Wave 2 will ALWAYS retrace at least 50% of wave 1.
Start of wave 1: 175
End of wave 1: 230 MAX
Minimum retracement of wave 1, assuming it reaches max potential: 202.5
Therefore, at this point if you sell a CC for 11/18 higher than 202.5, you'll be safe.
Yes, TSLA can and will most likely go above 202.5
However, at some point it will retrace back to 202.5 or below before going higher. The only risk is TSLA reaches 230, retraces back to 202.5 and shoot higher within the same week. If that happens, you have to make quick decision to roll your CC out. Picking a CC 3-4 strike above gives you more flexibility, hence I picked 215 & 210.
What you don't want to do is stand in between TSLA and its wave 3. When a double bullish divergence can be observed on a 1h+ timeframe at the end of wave 2, you know TSLA is ready to go higher and the limit for wave 3 is a lot higher than wave 1.
See chart. Note that 230 is the theoretical max for me. I'm not guaranteeing TSLA will hit 230 for wave 1.
View attachment 873842

Don’t be shy to come here and write in BOLD when you expect Wave 3 to happen after you see a bullish divergence.
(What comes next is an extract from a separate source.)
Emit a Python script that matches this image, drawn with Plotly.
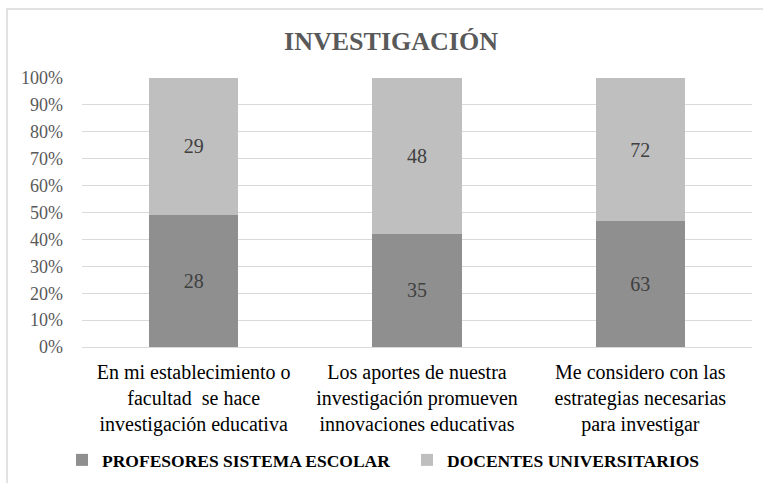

I think a lot of CC sellers here will benefit from a little hint ;)

ggr said RSF is gone again on vacation so now your TA posts are more than welcomed here ;)
 
So no Form 4's filed for Friday. That means all the action from Wed-Fri were just normal trading. Isn't 100m+ shares traded daily significantly more than normal?

Edit: Just realized that Thursday & Friday could still be Elon selling again (from a deductive reasoning standpoint).
No lodgements on Friday due to the EDGARS lodgement office being closed for Veterans Day Holiday. So Elon can still lodge all forms covering Wednesday to Friday (where they exist) by 10pm on Monday.